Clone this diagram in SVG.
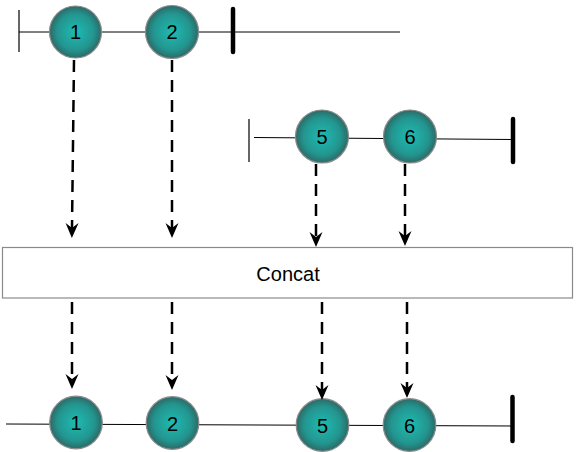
<svg xmlns="http://www.w3.org/2000/svg" width="576" height="452" viewBox="0 0 576 452">
  <style>
    .ball { fill: url(#teal); stroke: #8c8c8c; stroke-width: 1.2; }
    .lbl { font-family: "Liberation Sans", Arial, sans-serif; font-size: 20px; fill: #000; text-anchor: middle; }
    .line { stroke: #000; stroke-width: 1; fill: none; }
    .tick { stroke: #000; stroke-width: 1.2; }
    .bar { stroke: #000; stroke-width: 4.5; stroke-linecap: round; }
    .flow { stroke: #000; stroke-width: 2.5; stroke-dasharray: 12 8; fill: none; marker-end: url(#head); }
  </style>
  <defs>
    <radialGradient id="teal" cx="50%" cy="50%" r="50%">
      <stop offset="0%" stop-color="#1dbcb3"/>
      <stop offset="70%" stop-color="#23958f"/>
      <stop offset="100%" stop-color="#2c6a67"/>
    </radialGradient>
    <marker id="head" markerUnits="userSpaceOnUse" viewBox="0 0 16 14" refX="5" refY="7" markerWidth="16" markerHeight="14" orient="auto">
      <path d="M0,0.5 L15,7 L0,13.5 L5,7 z" fill="#000"/>
    </marker>
  </defs>

  <g id="timelines">
    <line class="line" x1="19" y1="32" x2="400" y2="32"/>
    <line class="tick" x1="19" y1="10" x2="19" y2="52"/>
    <line class="bar" x1="233" y1="9" x2="233" y2="52"/>

    <line class="line" x1="254" y1="137.5" x2="513" y2="139.5"/>
    <line class="tick" x1="249" y1="119" x2="249" y2="162"/>
    <line class="bar" x1="513" y1="119" x2="513" y2="162"/>

    <line class="line" x1="6" y1="424" x2="512" y2="426"/>
    <line class="bar" x1="512.5" y1="397" x2="512.5" y2="441"/>
  </g>

  <g id="node-top-1"><circle class="ball" cx="75.5" cy="32" r="26"/><text class="lbl" x="75.5" y="39">1</text></g>
  <g id="node-top-2"><circle class="ball" cx="172" cy="32" r="26.5"/><text class="lbl" x="172" y="39">2</text></g>
  <g id="node-mid-5"><circle class="ball" cx="322" cy="136.5" r="26.5"/><text class="lbl" x="322" y="143.5">5</text></g>
  <g id="node-mid-6"><circle class="ball" cx="410" cy="136.5" r="26.5"/><text class="lbl" x="410" y="143.5">6</text></g>

  <g id="concat">
    <rect x="2.5" y="247.5" width="570" height="50.5" fill="#fff" stroke="#8a8a8a" stroke-width="1.2"/>
    <text class="lbl" x="288" y="281">Concat</text>
  </g>

  <g id="node-out-1"><circle class="ball" cx="76" cy="422.5" r="26.3"/><text class="lbl" x="76" y="430">1</text></g>
  <g id="node-out-2"><circle class="ball" cx="172.5" cy="423" r="26.3"/><text class="lbl" x="172.5" y="430.5">2</text></g>
  <g id="node-out-5"><circle class="ball" cx="322.5" cy="425" r="26.3"/><text class="lbl" x="322.5" y="432.5">5</text></g>
  <g id="node-out-6"><circle class="ball" cx="409.5" cy="425" r="26.3"/><text class="lbl" x="409.5" y="432.5">6</text></g>

  <g id="connectors">
    <line class="flow" x1="74" y1="60" x2="72" y2="228"/>
    <line class="flow" x1="172" y1="60" x2="172" y2="228"/>
    <line class="flow" x1="316" y1="164" x2="316" y2="237"/>
    <line class="flow" x1="405" y1="164" x2="405" y2="236"/>
    <line class="flow" x1="72" y1="302" x2="72" y2="379"/>
    <line class="flow" x1="172" y1="302" x2="172" y2="380"/>
    <line class="flow" x1="322" y1="302" x2="322" y2="390"/>
    <line class="flow" x1="407" y1="302" x2="407" y2="388"/>
  </g>
</svg>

· · · · ·

▶ PROBLEM TO SOLVE
Using the material above, set down every line exactly, but skip the pictures.

▶ FULL RESPONSE
Clone this diagram in SVG.
<svg xmlns="http://www.w3.org/2000/svg" width="576" height="452" viewBox="0 0 576 452">
  <style>
    .ball { fill: url(#teal); stroke: #8c8c8c; stroke-width: 1.2; }
    .lbl { font-family: "Liberation Sans", Arial, sans-serif; font-size: 20px; fill: #000; text-anchor: middle; }
    .line { stroke: #000; stroke-width: 1; fill: none; }
    .tick { stroke: #000; stroke-width: 1.2; }
    .bar { stroke: #000; stroke-width: 4.5; stroke-linecap: round; }
    .flow { stroke: #000; stroke-width: 2.5; stroke-dasharray: 12 8; fill: none; marker-end: url(#head); }
  </style>
  <defs>
    <radialGradient id="teal" cx="50%" cy="50%" r="50%">
      <stop offset="0%" stop-color="#1dbcb3"/>
      <stop offset="70%" stop-color="#23958f"/>
      <stop offset="100%" stop-color="#2c6a67"/>
    </radialGradient>
    <marker id="head" markerUnits="userSpaceOnUse" viewBox="0 0 16 14" refX="5" refY="7" markerWidth="16" markerHeight="14" orient="auto">
      <path d="M0,0.5 L15,7 L0,13.5 L5,7 z" fill="#000"/>
    </marker>
  </defs>

  <g id="timelines">
    <line class="line" x1="19" y1="32" x2="400" y2="32"/>
    <line class="tick" x1="19" y1="10" x2="19" y2="52"/>
    <line class="bar" x1="233" y1="9" x2="233" y2="52"/>

    <line class="line" x1="254" y1="137.5" x2="513" y2="139.5"/>
    <line class="tick" x1="249" y1="119" x2="249" y2="162"/>
    <line class="bar" x1="513" y1="119" x2="513" y2="162"/>

    <line class="line" x1="6" y1="424" x2="512" y2="426"/>
    <line class="bar" x1="512.5" y1="397" x2="512.5" y2="441"/>
  </g>

  <g id="node-top-1"><circle class="ball" cx="75.5" cy="32" r="26"/><text class="lbl" x="75.5" y="39">1</text></g>
  <g id="node-top-2"><circle class="ball" cx="172" cy="32" r="26.5"/><text class="lbl" x="172" y="39">2</text></g>
  <g id="node-mid-5"><circle class="ball" cx="322" cy="136.5" r="26.5"/><text class="lbl" x="322" y="143.5">5</text></g>
  <g id="node-mid-6"><circle class="ball" cx="410" cy="136.5" r="26.5"/><text class="lbl" x="410" y="143.5">6</text></g>

  <g id="concat">
    <rect x="2.5" y="247.5" width="570" height="50.5" fill="#fff" stroke="#8a8a8a" stroke-width="1.2"/>
    <text class="lbl" x="288" y="281">Concat</text>
  </g>

  <g id="node-out-1"><circle class="ball" cx="76" cy="422.5" r="26.3"/><text class="lbl" x="76" y="430">1</text></g>
  <g id="node-out-2"><circle class="ball" cx="172.5" cy="423" r="26.3"/><text class="lbl" x="172.5" y="430.5">2</text></g>
  <g id="node-out-5"><circle class="ball" cx="322.5" cy="425" r="26.3"/><text class="lbl" x="322.5" y="432.5">5</text></g>
  <g id="node-out-6"><circle class="ball" cx="409.5" cy="425" r="26.3"/><text class="lbl" x="409.5" y="432.5">6</text></g>

  <g id="connectors">
    <line class="flow" x1="74" y1="60" x2="72" y2="228"/>
    <line class="flow" x1="172" y1="60" x2="172" y2="228"/>
    <line class="flow" x1="316" y1="164" x2="316" y2="237"/>
    <line class="flow" x1="405" y1="164" x2="405" y2="236"/>
    <line class="flow" x1="72" y1="302" x2="72" y2="379"/>
    <line class="flow" x1="172" y1="302" x2="172" y2="380"/>
    <line class="flow" x1="322" y1="302" x2="322" y2="390"/>
    <line class="flow" x1="407" y1="302" x2="407" y2="388"/>
  </g>
</svg>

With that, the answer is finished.